Print the entries verbatim, leaving out the images they contain.

(Extracted data entries)
====================

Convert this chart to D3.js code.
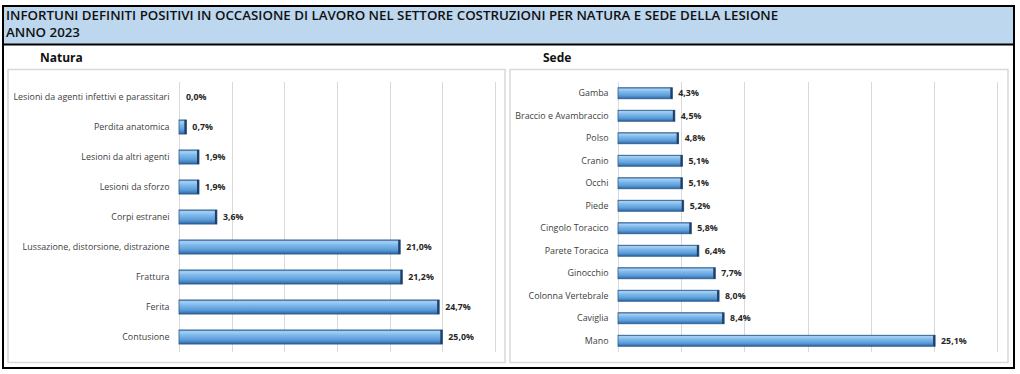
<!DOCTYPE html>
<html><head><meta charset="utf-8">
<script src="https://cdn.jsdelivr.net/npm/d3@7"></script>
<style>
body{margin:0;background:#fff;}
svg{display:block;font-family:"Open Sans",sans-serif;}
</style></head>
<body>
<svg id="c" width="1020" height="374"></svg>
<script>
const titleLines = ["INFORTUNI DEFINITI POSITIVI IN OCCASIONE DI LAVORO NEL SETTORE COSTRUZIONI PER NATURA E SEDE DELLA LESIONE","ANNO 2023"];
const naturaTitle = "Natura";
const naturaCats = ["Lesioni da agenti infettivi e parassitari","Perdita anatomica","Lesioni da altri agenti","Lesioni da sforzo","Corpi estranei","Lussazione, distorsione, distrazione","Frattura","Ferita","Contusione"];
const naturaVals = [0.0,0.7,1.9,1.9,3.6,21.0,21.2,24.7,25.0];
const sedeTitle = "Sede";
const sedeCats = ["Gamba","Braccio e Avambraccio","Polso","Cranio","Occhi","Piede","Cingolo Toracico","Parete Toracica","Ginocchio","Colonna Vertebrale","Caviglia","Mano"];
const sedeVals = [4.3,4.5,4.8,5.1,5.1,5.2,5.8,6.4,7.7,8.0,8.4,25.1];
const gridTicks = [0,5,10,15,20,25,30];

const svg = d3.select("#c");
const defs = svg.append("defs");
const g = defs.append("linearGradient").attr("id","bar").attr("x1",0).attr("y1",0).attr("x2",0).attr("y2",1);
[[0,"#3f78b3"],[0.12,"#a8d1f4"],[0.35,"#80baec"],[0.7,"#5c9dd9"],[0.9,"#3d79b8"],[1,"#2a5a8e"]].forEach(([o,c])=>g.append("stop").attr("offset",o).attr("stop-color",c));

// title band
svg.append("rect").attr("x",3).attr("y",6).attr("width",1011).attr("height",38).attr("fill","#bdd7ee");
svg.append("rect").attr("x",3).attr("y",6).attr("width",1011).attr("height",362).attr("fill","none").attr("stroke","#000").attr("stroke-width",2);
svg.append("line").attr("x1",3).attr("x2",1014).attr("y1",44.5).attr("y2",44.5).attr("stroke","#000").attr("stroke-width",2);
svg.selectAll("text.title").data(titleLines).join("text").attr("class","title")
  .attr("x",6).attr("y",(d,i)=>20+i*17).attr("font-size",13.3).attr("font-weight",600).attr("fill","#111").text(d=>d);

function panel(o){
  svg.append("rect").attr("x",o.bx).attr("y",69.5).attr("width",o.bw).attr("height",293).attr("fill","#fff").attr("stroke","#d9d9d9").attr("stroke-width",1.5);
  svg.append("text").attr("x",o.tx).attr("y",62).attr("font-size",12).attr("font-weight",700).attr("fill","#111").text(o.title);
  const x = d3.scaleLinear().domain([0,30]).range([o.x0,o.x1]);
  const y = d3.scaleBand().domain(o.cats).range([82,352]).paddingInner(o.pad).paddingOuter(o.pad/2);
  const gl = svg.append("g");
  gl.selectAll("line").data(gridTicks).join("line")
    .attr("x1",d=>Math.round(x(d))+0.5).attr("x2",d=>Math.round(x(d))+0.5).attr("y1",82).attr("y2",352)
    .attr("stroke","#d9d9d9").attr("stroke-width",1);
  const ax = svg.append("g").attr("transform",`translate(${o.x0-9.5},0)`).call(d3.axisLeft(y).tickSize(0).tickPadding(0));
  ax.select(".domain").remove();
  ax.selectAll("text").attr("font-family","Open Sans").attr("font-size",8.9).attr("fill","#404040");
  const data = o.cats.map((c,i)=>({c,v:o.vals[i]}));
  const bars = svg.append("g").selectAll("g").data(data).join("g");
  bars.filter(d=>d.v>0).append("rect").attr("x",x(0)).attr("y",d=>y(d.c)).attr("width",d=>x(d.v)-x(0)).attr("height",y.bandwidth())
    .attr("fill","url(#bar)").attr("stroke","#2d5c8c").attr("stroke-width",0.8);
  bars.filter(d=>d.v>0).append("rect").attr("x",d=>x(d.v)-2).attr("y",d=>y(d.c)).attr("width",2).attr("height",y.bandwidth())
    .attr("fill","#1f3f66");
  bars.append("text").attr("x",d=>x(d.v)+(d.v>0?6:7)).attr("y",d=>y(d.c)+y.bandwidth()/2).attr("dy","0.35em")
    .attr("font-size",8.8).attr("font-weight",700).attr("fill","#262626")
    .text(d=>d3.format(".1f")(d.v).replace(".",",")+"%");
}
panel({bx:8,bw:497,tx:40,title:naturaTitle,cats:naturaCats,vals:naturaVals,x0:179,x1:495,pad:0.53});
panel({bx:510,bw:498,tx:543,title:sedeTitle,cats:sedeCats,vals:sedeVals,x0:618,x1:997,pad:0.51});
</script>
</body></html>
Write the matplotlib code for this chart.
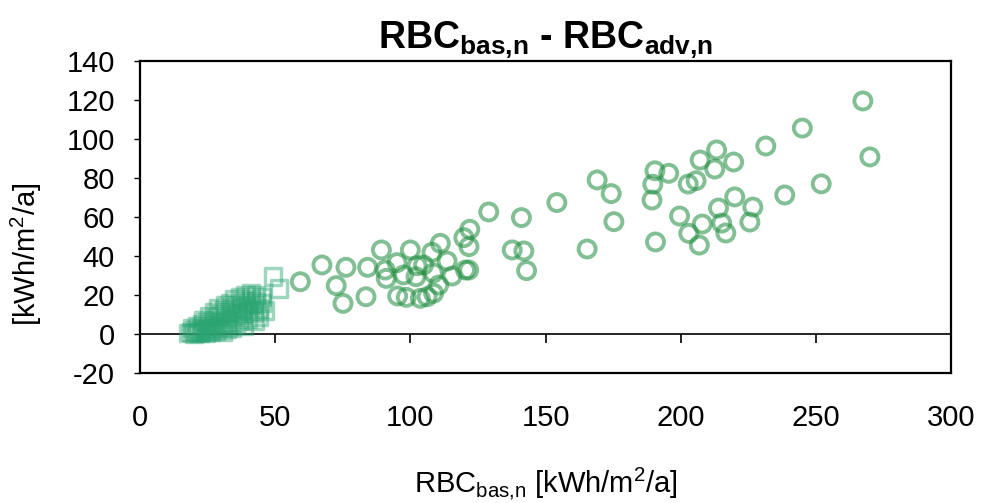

====================

● **Response**
Convert this chart to D3.js code.
<!DOCTYPE html>
<html><head><meta charset="utf-8">
<script src="https://cdn.jsdelivr.net/npm/d3@7"></script>
<style>
body{margin:0;background:#fff;}
svg{display:block;font-family:"Open Sans",sans-serif;}
</style></head>
<body>
<svg id="c" width="1020" height="374"></svg>
<script>
const titleLines = ["INFORTUNI DEFINITI POSITIVI IN OCCASIONE DI LAVORO NEL SETTORE COSTRUZIONI PER NATURA E SEDE DELLA LESIONE","ANNO 2023"];
const naturaTitle = "Natura";
const naturaCats = ["Lesioni da agenti infettivi e parassitari","Perdita anatomica","Lesioni da altri agenti","Lesioni da sforzo","Corpi estranei","Lussazione, distorsione, distrazione","Frattura","Ferita","Contusione"];
const naturaVals = [0.0,0.7,1.9,1.9,3.6,21.0,21.2,24.7,25.0];
const sedeTitle = "Sede";
const sedeCats = ["Gamba","Braccio e Avambraccio","Polso","Cranio","Occhi","Piede","Cingolo Toracico","Parete Toracica","Ginocchio","Colonna Vertebrale","Caviglia","Mano"];
const sedeVals = [4.3,4.5,4.8,5.1,5.1,5.2,5.8,6.4,7.7,8.0,8.4,25.1];
const gridTicks = [0,5,10,15,20,25,30];

const svg = d3.select("#c");
const defs = svg.append("defs");
const g = defs.append("linearGradient").attr("id","bar").attr("x1",0).attr("y1",0).attr("x2",0).attr("y2",1);
[[0,"#3f78b3"],[0.12,"#a8d1f4"],[0.35,"#80baec"],[0.7,"#5c9dd9"],[0.9,"#3d79b8"],[1,"#2a5a8e"]].forEach(([o,c])=>g.append("stop").attr("offset",o).attr("stop-color",c));

// title band
svg.append("rect").attr("x",3).attr("y",6).attr("width",1011).attr("height",38).attr("fill","#bdd7ee");
svg.append("rect").attr("x",3).attr("y",6).attr("width",1011).attr("height",362).attr("fill","none").attr("stroke","#000").attr("stroke-width",2);
svg.append("line").attr("x1",3).attr("x2",1014).attr("y1",44.5).attr("y2",44.5).attr("stroke","#000").attr("stroke-width",2);
svg.selectAll("text.title").data(titleLines).join("text").attr("class","title")
  .attr("x",6).attr("y",(d,i)=>20+i*17).attr("font-size",13.3).attr("font-weight",600).attr("fill","#111").text(d=>d);

function panel(o){
  svg.append("rect").attr("x",o.bx).attr("y",69.5).attr("width",o.bw).attr("height",293).attr("fill","#fff").attr("stroke","#d9d9d9").attr("stroke-width",1.5);
  svg.append("text").attr("x",o.tx).attr("y",62).attr("font-size",12).attr("font-weight",700).attr("fill","#111").text(o.title);
  const x = d3.scaleLinear().domain([0,30]).range([o.x0,o.x1]);
  const y = d3.scaleBand().domain(o.cats).range([82,352]).paddingInner(o.pad).paddingOuter(o.pad/2);
  const gl = svg.append("g");
  gl.selectAll("line").data(gridTicks).join("line")
    .attr("x1",d=>Math.round(x(d))+0.5).attr("x2",d=>Math.round(x(d))+0.5).attr("y1",82).attr("y2",352)
    .attr("stroke","#d9d9d9").attr("stroke-width",1);
  const ax = svg.append("g").attr("transform",`translate(${o.x0-9.5},0)`).call(d3.axisLeft(y).tickSize(0).tickPadding(0));
  ax.select(".domain").remove();
  ax.selectAll("text").attr("font-family","Open Sans").attr("font-size",8.9).attr("fill","#404040");
  const data = o.cats.map((c,i)=>({c,v:o.vals[i]}));
  const bars = svg.append("g").selectAll("g").data(data).join("g");
  bars.filter(d=>d.v>0).append("rect").attr("x",x(0)).attr("y",d=>y(d.c)).attr("width",d=>x(d.v)-x(0)).attr("height",y.bandwidth())
    .attr("fill","url(#bar)").attr("stroke","#2d5c8c").attr("stroke-width",0.8);
  bars.filter(d=>d.v>0).append("rect").attr("x",d=>x(d.v)-2).attr("y",d=>y(d.c)).attr("width",2).attr("height",y.bandwidth())
    .attr("fill","#1f3f66");
  bars.append("text").attr("x",d=>x(d.v)+(d.v>0?6:7)).attr("y",d=>y(d.c)+y.bandwidth()/2).attr("dy","0.35em")
    .attr("font-size",8.8).attr("font-weight",700).attr("fill","#262626")
    .text(d=>d3.format(".1f")(d.v).replace(".",",")+"%");
}
panel({bx:8,bw:497,tx:40,title:naturaTitle,cats:naturaCats,vals:naturaVals,x0:179,x1:495,pad:0.53});
panel({bx:510,bw:498,tx:543,title:sedeTitle,cats:sedeCats,vals:sedeVals,x0:618,x1:997,pad:0.51});
</script>
</body></html>
Write the matplotlib code for this chart.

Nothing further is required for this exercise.